Stored data entries
::::::::

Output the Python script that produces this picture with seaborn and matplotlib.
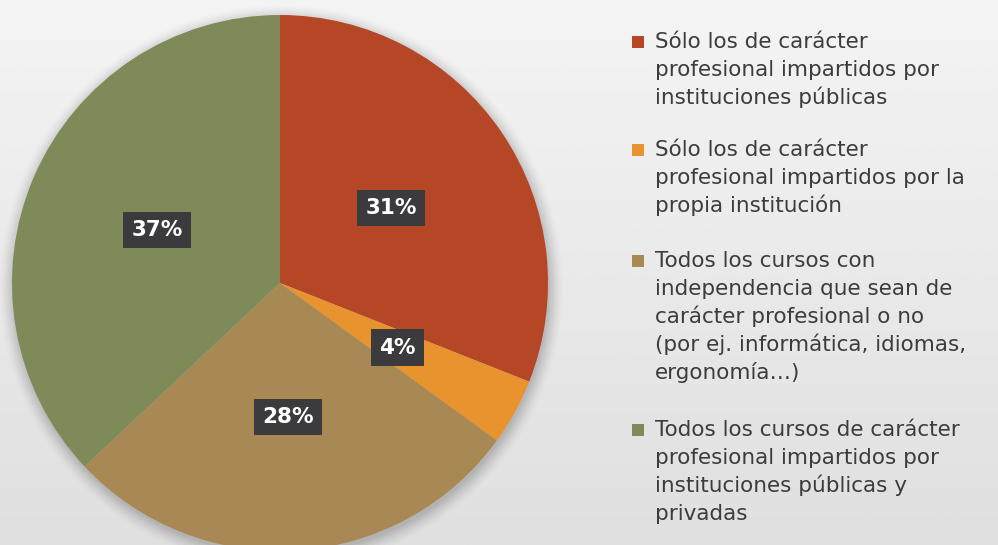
import numpy as np
import matplotlib.pyplot as plt
import seaborn as sns
from matplotlib.patches import Rectangle, Circle

# data
categories = [
    "Sólo los de carácter\nprofesional impartidos por\ninstituciones públicas",
    "Sólo los de carácter\nprofesional impartidos por la\npropia institución",
    "Todos los cursos con\nindependencia que sean de\ncarácter profesional o no\n(por ej. informática, idiomas,\nergonomía…)",
    "Todos los cursos de carácter\nprofesional impartidos por\ninstituciones públicas y\nprivadas",
]
shares = [31, 4, 28, 37]
colors = ["#B54727", "#E8932D", "#A88954", "#7E8B58"]

sns.set_theme(style="white")
plt.rcParams['font.family'] = ['DejaVu Sans']

W, H = 998, 545
fig = plt.figure(figsize=(W / 100, H / 100), dpi=100)

# soft grey slide background
bg = fig.add_axes([0, 0, 1, 1])
grad = np.linspace(0.955, 0.875, 200)[:, None] * np.ones((1, 2))
bg.imshow(grad, cmap="gray", vmin=0, vmax=1, aspect="auto", extent=[0, 1, 0, 1])
bg.set_axis_off()

# pie axes: centre at (280, 283) px, radius ~268 px
cx, cy, r = 280, 283, 268
ax = fig.add_axes([(cx - r) / W, (H - cy - r) / H, 2 * r / W, 2 * r / H])
ax.set_axis_off()

# faint shadow around the pie
for k, a in zip(np.linspace(1.05, 1.0, 8), np.linspace(0.012, 0.04, 8)):
    ax.add_patch(Circle((0.005, -0.015), k, color="black", alpha=a, lw=0,
                        zorder=0, clip_on=False))

wedges, texts, autotexts = ax.pie(
    shares,
    colors=sns.color_palette(colors),
    startangle=90,
    counterclock=False,
    autopct=lambda p: f"{p:.0f}%",
    pctdistance=0.5,
    wedgeprops=dict(linewidth=0),
    textprops=dict(color="white", fontsize=15.5, fontweight="bold"),
)
for t in autotexts:
    t.set_bbox(dict(boxstyle="square,pad=0.38", fc="#3b3b3d", ec="none"))
ax.set_xlim(-1, 1)
ax.set_ylim(-1, 1)

# legend drawn by hand so the marker sits on the first line
entry_top = [42, 150, 261, 430]
line_h = 28
for label, col, y0 in zip(categories, colors, entry_top):
    fig.patches.append(Rectangle((632 / W, 1 - (y0 + 6) / H), 12 / W, 12 / H,
                                 transform=fig.transFigure, fc=col, ec="none"))
    for i, line in enumerate(label.split("\n")):
        fig.text(655 / W, 1 - (y0 + 6 + i * line_h) / H, line,
                 fontsize=15.5, color="#3c3c3c", va="baseline", ha="left")

fig.savefig("out.png", dpi=100)
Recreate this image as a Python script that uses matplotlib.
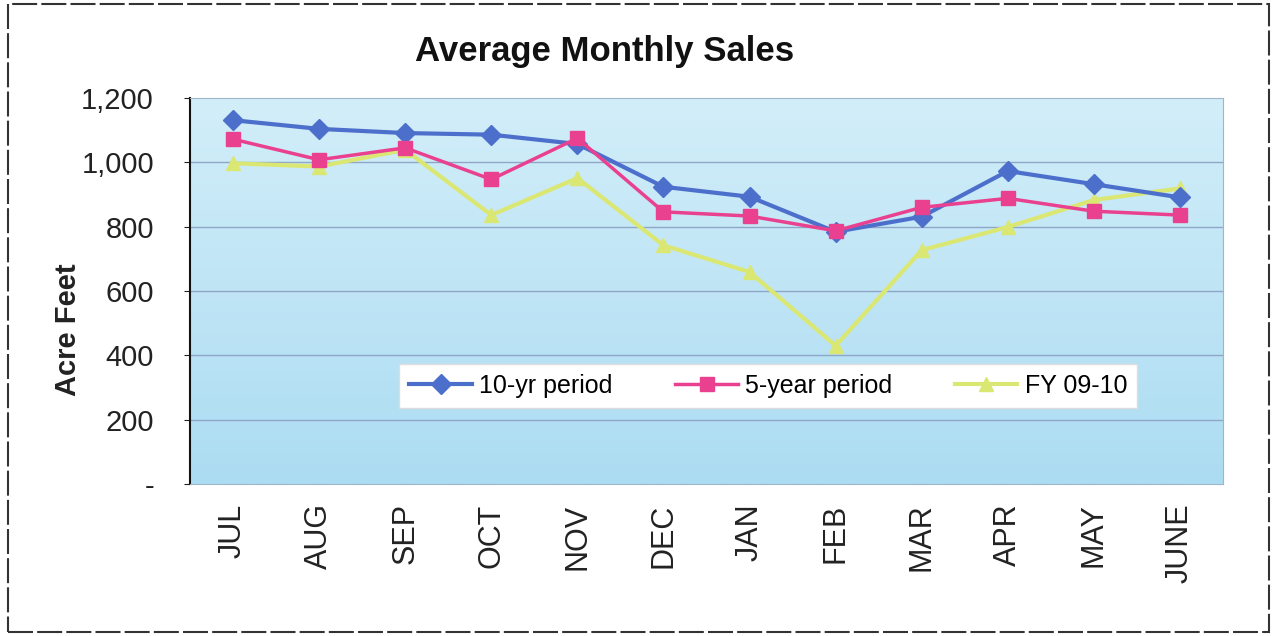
import matplotlib
matplotlib.use("Agg")
import matplotlib.pyplot as plt
import numpy as np
from matplotlib.ticker import FuncFormatter, FixedLocator
from matplotlib.patches import Rectangle
from matplotlib.colors import LinearSegmentedColormap

months = ["JUL", "AUG", "SEP", "OCT", "NOV", "DEC", "JAN", "FEB", "MAR", "APR", "MAY", "JUNE"]
ten_yr = [1131, 1104, 1091, 1086, 1057, 924, 893, 784, 831, 973, 932, 891]
five_yr = [1072, 1008, 1045, 947, 1075, 846, 833, 787, 860, 888, 848, 836]
fy_0910 = [997, 987, 1039, 836, 951, 742, 659, 430, 727, 799, 883, 919]
series_names = ["10-yr period", "5-year period", "FY 09-10"]

plt.rcParams['font.family'] = ['Liberation Sans', 'DejaVu Sans']

fig = plt.figure(figsize=(12.75, 6.36), dpi=100)
ax = fig.add_axes([190/1275, 1 - 484/636, (1223-190)/1275, (484-98)/636])

x = np.arange(len(months))
ax.set_xlim(-0.5, len(months) - 0.5)

# gradient background (lighter at top)
grad = np.linspace(0, 1, 256).reshape(-1, 1)
cmap = LinearSegmentedColormap.from_list("bg", ["#d2eef9", "#acdcf2"])
ax.imshow(grad, extent=[-0.5, len(months) - 0.5, 0, 1200], origin='upper',
          aspect='auto', cmap=cmap, zorder=0)
ax.set_ylim(0, 1200)

for v in [200, 400, 600, 800, 1000]:
    ax.axhline(v, color="#8fa6c8", lw=1.0, zorder=1)

ax.plot(x, ten_yr, color="#4d6fcc", lw=3, marker="D", ms=10, label=series_names[0], zorder=4)
ax.plot(x, five_yr, color="#e9418f", lw=2.5, marker="s", ms=10, label=series_names[1], zorder=5)
ax.plot(x, fy_0910, color="#dbe773", lw=3, marker="^", ms=10, label=series_names[2], zorder=3)

ax.yaxis.set_major_locator(FixedLocator([0, 200, 400, 600, 800, 1000, 1200]))
ax.yaxis.set_major_formatter(FuncFormatter(lambda v, p: "-" if v == 0 else f"{int(v):,}"))
ax.set_xticks(x)
ax.set_xticklabels(months, rotation=90, fontsize=22, color="#222222")
ax.tick_params(axis='y', labelsize=21, colors="#222222", length=4, pad=22)
ax.tick_params(axis='x', length=0, pad=14)

ax.set_ylabel("Acre Feet", fontsize=21, fontweight="bold", color="#222222")
ax.yaxis.set_label_coords(-0.105, 0.40)

for s in ["top", "right", "bottom"]:
    ax.spines[s].set_color("#9fb6c8")
ax.spines["left"].set_color("#111111")
ax.spines["left"].set_linewidth(1.5)

leg = ax.legend(loc="center", bbox_to_anchor=(0.56, 0.254), ncol=3, fontsize=18,
                frameon=True, fancybox=False, framealpha=1, edgecolor="#dddddd",
                handlelength=2.5, columnspacing=2.5, borderpad=0.4, handletextpad=0.3)

fig.text(605/1275, 1 - 52/636, "Average Monthly Sales", ha="center", va="center",
         fontsize=25, fontweight="bold", color="#111111")

fig.patches.append(Rectangle((8/1275, 4/636), 1 - 14/1275, 1 - 8/636, transform=fig.transFigure,
                             fill=False, edgecolor="#333333", lw=1.5, linestyle=(0, (12, 2))))

fig.savefig("out.png", dpi=100)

::::::::

▶ **WRITTEN PROBLEM**: Return the lines exactly as they stand, from the start of the entries through the line holding "ax.set_ylim(-1, 1)"; omit the pictures.

▶ **RESULT FOR THIS EXERCISE**:
Output the Python script that produces this picture with seaborn and matplotlib.
import numpy as np
import matplotlib.pyplot as plt
import seaborn as sns
from matplotlib.patches import Rectangle, Circle

# data
categories = [
    "Sólo los de carácter\nprofesional impartidos por\ninstituciones públicas",
    "Sólo los de carácter\nprofesional impartidos por la\npropia institución",
    "Todos los cursos con\nindependencia que sean de\ncarácter profesional o no\n(por ej. informática, idiomas,\nergonomía…)",
    "Todos los cursos de carácter\nprofesional impartidos por\ninstituciones públicas y\nprivadas",
]
shares = [31, 4, 28, 37]
colors = ["#B54727", "#E8932D", "#A88954", "#7E8B58"]

sns.set_theme(style="white")
plt.rcParams['font.family'] = ['DejaVu Sans']

W, H = 998, 545
fig = plt.figure(figsize=(W / 100, H / 100), dpi=100)

# soft grey slide background
bg = fig.add_axes([0, 0, 1, 1])
grad = np.linspace(0.955, 0.875, 200)[:, None] * np.ones((1, 2))
bg.imshow(grad, cmap="gray", vmin=0, vmax=1, aspect="auto", extent=[0, 1, 0, 1])
bg.set_axis_off()

# pie axes: centre at (280, 283) px, radius ~268 px
cx, cy, r = 280, 283, 268
ax = fig.add_axes([(cx - r) / W, (H - cy - r) / H, 2 * r / W, 2 * r / H])
ax.set_axis_off()

# faint shadow around the pie
for k, a in zip(np.linspace(1.05, 1.0, 8), np.linspace(0.012, 0.04, 8)):
    ax.add_patch(Circle((0.005, -0.015), k, color="black", alpha=a, lw=0,
                        zorder=0, clip_on=False))

wedges, texts, autotexts = ax.pie(
    shares,
    colors=sns.color_palette(colors),
    startangle=90,
    counterclock=False,
    autopct=lambda p: f"{p:.0f}%",
    pctdistance=0.5,
    wedgeprops=dict(linewidth=0),
    textprops=dict(color="white", fontsize=15.5, fontweight="bold"),
)
for t in autotexts:
    t.set_bbox(dict(boxstyle="square,pad=0.38", fc="#3b3b3d", ec="none"))
ax.set_xlim(-1, 1)
ax.set_ylim(-1, 1)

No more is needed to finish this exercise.